Notvorrat für würzige Ferien (engl. Originalversion der Kolumne in der htr hotel revue vom 21.05.2015)
Only one thing is a hundred percent certain. That you’ll forget something you need. And you won’t realise what you’ve forgotten – iPad, extra credit card, keys to the holiday villa – until you’re halfway to the airport, necessitating split-second decision-making. Is it more cost-effective to race home, pick the thing up and miss your flight, or to forge on to your destination, arrive on time, and then try to find a local locksmith willing to answer a call-out on a Sunday?
As we get older, so we get slower: our bodies, our memories. Last week, feeling about a hundred years old after a tough few weeks at work, I sat dazedly in a taxi on the way to Berlin Tegel. I mentally ran through the essentials and – for once – actually believed I had them all. Passport, check! Phone recharger, check! Credit cards, change, suitable shoes: check-check-check! My false security lasted for hours, as I lay half-comatose in the back row of an Aegean Boeing, staring out at clouds towering like ancient marble pillars.

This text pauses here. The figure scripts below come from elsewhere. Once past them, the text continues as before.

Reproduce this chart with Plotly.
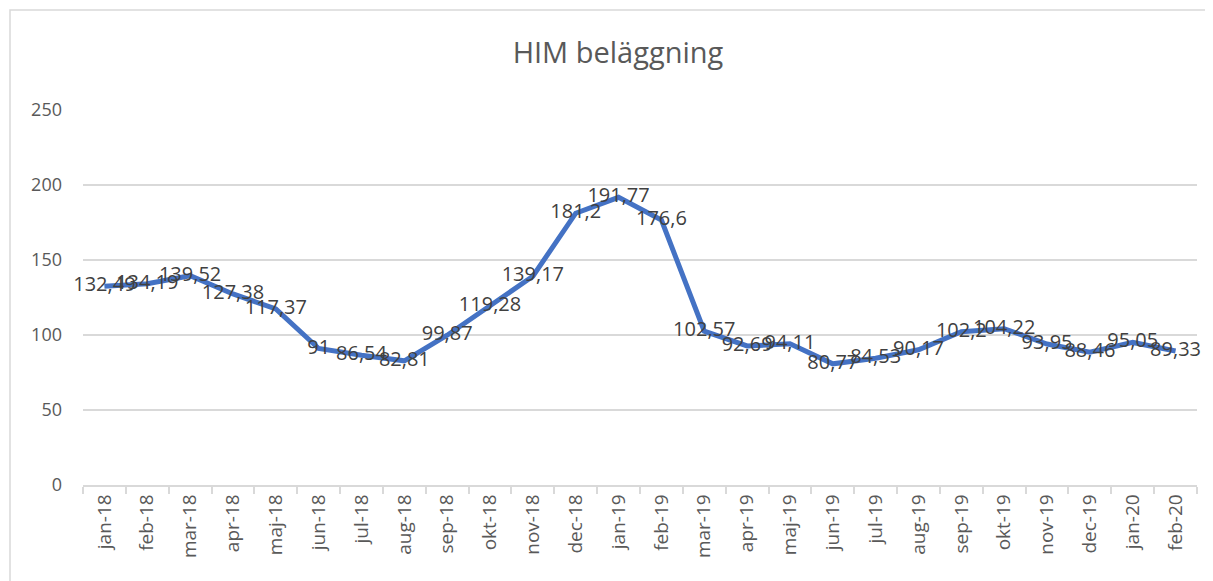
import plotly.graph_objects as go

# Data
months = ["jan-18", "feb-18", "mar-18", "apr-18", "maj-18", "jun-18", "jul-18", "aug-18",
          "sep-18", "okt-18", "nov-18", "dec-18", "jan-19", "feb-19", "mar-19", "apr-19",
          "maj-19", "jun-19", "jul-19", "aug-19", "sep-19", "okt-19", "nov-19", "dec-19",
          "jan-20", "feb-20"]
belaggning = [132.49, 134.19, 139.52, 127.38, 117.37, 91, 86.54, 82.81,
              99.87, 119.28, 139.17, 181.2, 191.77, 176.6, 102.57, 92.69,
              94.11, 80.77, 84.53, 90.17, 102.2, 104.22, 93.95, 88.46,
              95.05, 89.33]
y_ticks = [0, 50, 100, 150, 200, 250]

# Swedish decimal comma for the labels
labels = [("%g" % v).replace(".", ",") for v in belaggning]

FONT = "Open Sans, Lato, sans-serif"
# page body adds 8px, so the figure is sized to the visible window
W, H = 1205, 573
M_L, M_R, M_T, M_B = 75, 16, 102, 96
plot_w = W - M_L - M_R
plot_h = H - M_T - M_B

fig = go.Figure()
fig.add_trace(go.Scatter(
    x=months, y=belaggning,
    mode="lines+text",
    text=labels,
    textposition="middle center",
    textfont=dict(family=FONT, size=20, color="#404040"),
    line=dict(color="#4472C4", width=5),
    cliponaxis=False,
    hoverinfo="x+y",
))

fig.update_layout(
    width=W, height=H,
    margin=dict(l=M_L, r=M_R, t=M_T, b=M_B),
    paper_bgcolor="white",
    plot_bgcolor="white",
    showlegend=False,
    title=dict(
        text="HIM beläggning",
        xref="container", x=610 / W, xanchor="center",
        yref="container", y=1 - 45 / H, yanchor="middle",
        font=dict(family=FONT, size=29, color="#595959"),
    ),
    font=dict(family=FONT, color="#595959"),
)

fig.update_xaxes(
    type="category",
    range=[-0.5, len(months) - 0.5],
    tickangle=-90,
    tickfont=dict(size=19, color="#595959"),
    showline=True, linecolor="#d9d9d9", linewidth=1.5,
    ticks="outside", tickson="boundaries", ticklen=7, tickcolor="#d9d9d9", tickwidth=1.5,
    showgrid=False,
    automargin=False,
)
fig.update_yaxes(
    range=[0, 250],
    tickvals=y_ticks,
    tickfont=dict(size=18, color="#595959"),
    showgrid=True, gridcolor="#d9d9d9", gridwidth=1.5,
    zeroline=False, showline=False,
    ticklabelstandoff=20,
    automargin=False,
)

# chart-area border (light grey, cropped at right/bottom)
fig.add_shape(
    type="rect", xref="paper", yref="paper",
    x0=(2 - M_L) / plot_w, x1=(W + 20 - M_L) / plot_w,
    y0=(M_T + plot_h - (H + 20)) / plot_h, y1=(M_T + plot_h - 2) / plot_h,
    line=dict(color="#d9d9d9", width=1.5),
    layer="below",
)

fig.write_html("out.html")
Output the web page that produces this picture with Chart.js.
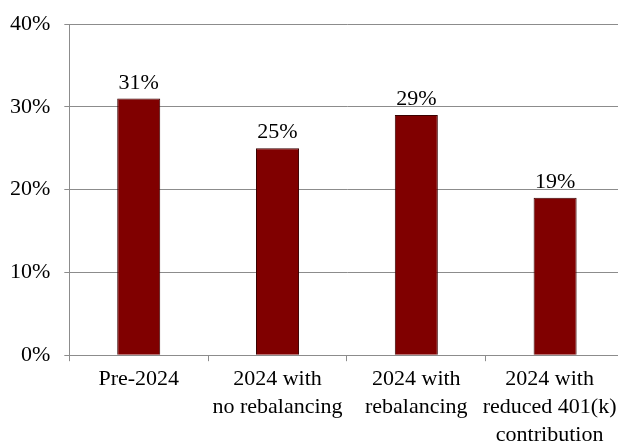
<!DOCTYPE html>
<html>
<head>
<meta charset="utf-8">
<script src="https://cdn.jsdelivr.net/npm/chart.js@4/dist/chart.umd.min.js"></script>
<style>
html,body{margin:0;padding:0;overflow:hidden;background:#fff;width:618px;height:443px;}
#wrap{position:absolute;left:0;top:0;width:632px;height:453px;}
</style>
</head>
<body>
<div id="wrap"><canvas id="c" width="632" height="453"></canvas></div>
<script>
const categories = [
  ["Pre-2024"],
  ["2024 with", "no rebalancing"],
  ["2024 with", "rebalancing"],
  ["2024 with", "reduced 401(k)", "contribution"]
];
const values = [31, 25, 29, 19];
const yTicks = [0, 10, 20, 30, 40];

const FONT = "'Liberation Serif', 'Times New Roman', serif";

const dataLabels = {
  id: 'dataLabels',
  afterDatasetsDraw(chart) {
    const ctx = chart.ctx;
    const meta = chart.getDatasetMeta(0);
    ctx.save();
    ctx.font = "22px " + FONT;
    ctx.fillStyle = "#000";
    ctx.textAlign = "center";
    ctx.textBaseline = "alphabetic";
    meta.data.forEach((bar, i) => {
      ctx.fillText(values[i] + "%", bar.x, bar.y - 10);
    });
    ctx.restore();
  }
};

new Chart(document.getElementById('c'), {
  type: 'bar',
  data: {
    labels: categories,
    datasets: [{
      data: values,
      backgroundColor: '#800000',
      borderColor: '#3a0000',
      borderWidth: 1,
      barPercentage: 0.31,
      categoryPercentage: 1.0
    }]
  },
  options: {
    responsive: false,
    animation: false,
    devicePixelRatio: 1,
    layout: { padding: { top: 24, right: 4, left: -4, bottom: 0 } },
    plugins: { legend: { display: false }, tooltip: { enabled: false } },
    scales: {
      y: {
        min: 0, max: 40,
        afterBuildTicks(axis) { axis.ticks = yTicks.map(v => ({ value: v })); },
        afterFit(axis) { axis.paddingTop = 0; axis.paddingBottom = 0; },
        ticks: {
          callback: v => v + "%",
          font: { family: FONT, size: 22 },
          color: "#000",
          padding: 14
        },
        grid: { color: "#8c8c8c", lineWidth: 1, tickLength: 5, drawTicks: true },
        border: { color: "#8c8c8c", width: 1 }
      },
      x: {
        ticks: {
          // last category label is nudged left (as in the original) so it stays inside the frame
          callback: (v, i) => i === categories.length - 1
            ? categories[i].map(s => s + "\u2002")
            : categories[i],
          font: { family: FONT, size: 22, lineHeight: 1.27 },
          color: "#000",
          padding: 4,
          maxRotation: 0,
          autoSkip: false
        },
        grid: { offset: true, drawOnChartArea: false, color: "#8c8c8c", tickLength: 6 },
        border: { color: "#8c8c8c", width: 1 }
      }
    }
  },
  plugins: [dataLabels]
});
</script>
</body>
</html>
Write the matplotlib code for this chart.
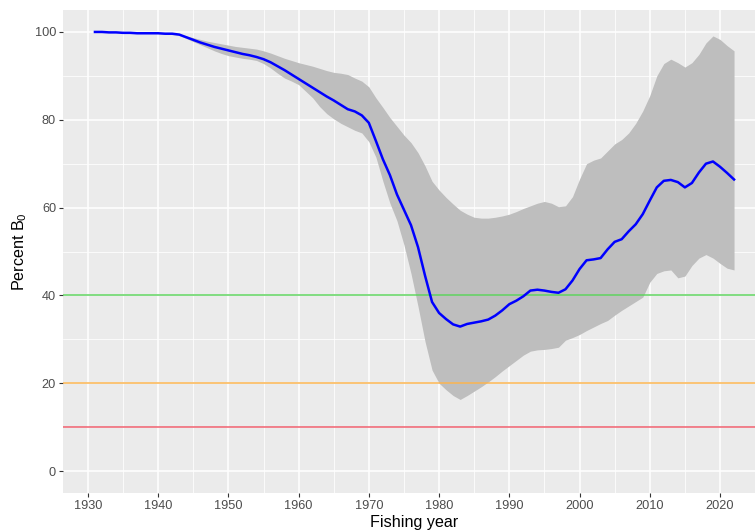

In fact, my clapped-out memory didn’t have the ‘Oh My God’ moment until I was well on my way into Athens, tawny hills and olive trees flashing by, a warm wind whipping my hair into a birds-nest, and the taxi driver with melting brown eyes and limited geographical knowledge asking where I was born. ‘New Zealand’ (met with a melting blank stare) became ‘Close to Australia’, which became ‘South Pacific’. After that it was a hop, skip and jump to ‘Asia’, leading to ‘Asian food’ (lunch on the plane had been meagre), leading to ‘sushi’ and ‘wasabi’ – leading to me sitting bolt upright in dismay. I’d finally remembered what I’d forgotten.
Anyone familiar with this column will know I have a longstanding love affair with Greece, where men are the right mix of melting and macho, where the air is silkier and the yoghurt creamier; where tomatoes really do taste like tomatoes and you think ‘How wonderful!’… until… until…
For this is the fly in the ointment, the hitch in my ever-hopeful plans to keep missing planes home and stay in Greece forever. Greek cuisine, let’s face it, can become a little monotonous. After marvelling over moussaka, drooling over dolmades and relishing a hundred spectacular tomatoes for a while, suddenly I find myself pining for spice. As the hundred-and-first wonderful tomato hits my plate, I’m dying for an intravenous chilli shot. A zingy burst of lemongrass, an eye-watering hit of wasabi –but above all a long, slow, syrupy drizzle of black-gold soy.
Thus, like a fussy octogenarian who travels with special dietary needs, I’ve started bringing Kikkoman sauce to Greece. Crazy, I know, but it’s better than ending my holiday staring at luscious stuffed peppers with something close to hatred. With Kikkoman in my bag, I’m a happy holidayer. Without it? I’m sitting wild-eyed in a taxi, desperately asking the geographically challenged taxi driver if he knows any Asian foodstores in Athens and promising him an outrageously large tip if he’ll take me there, pronto.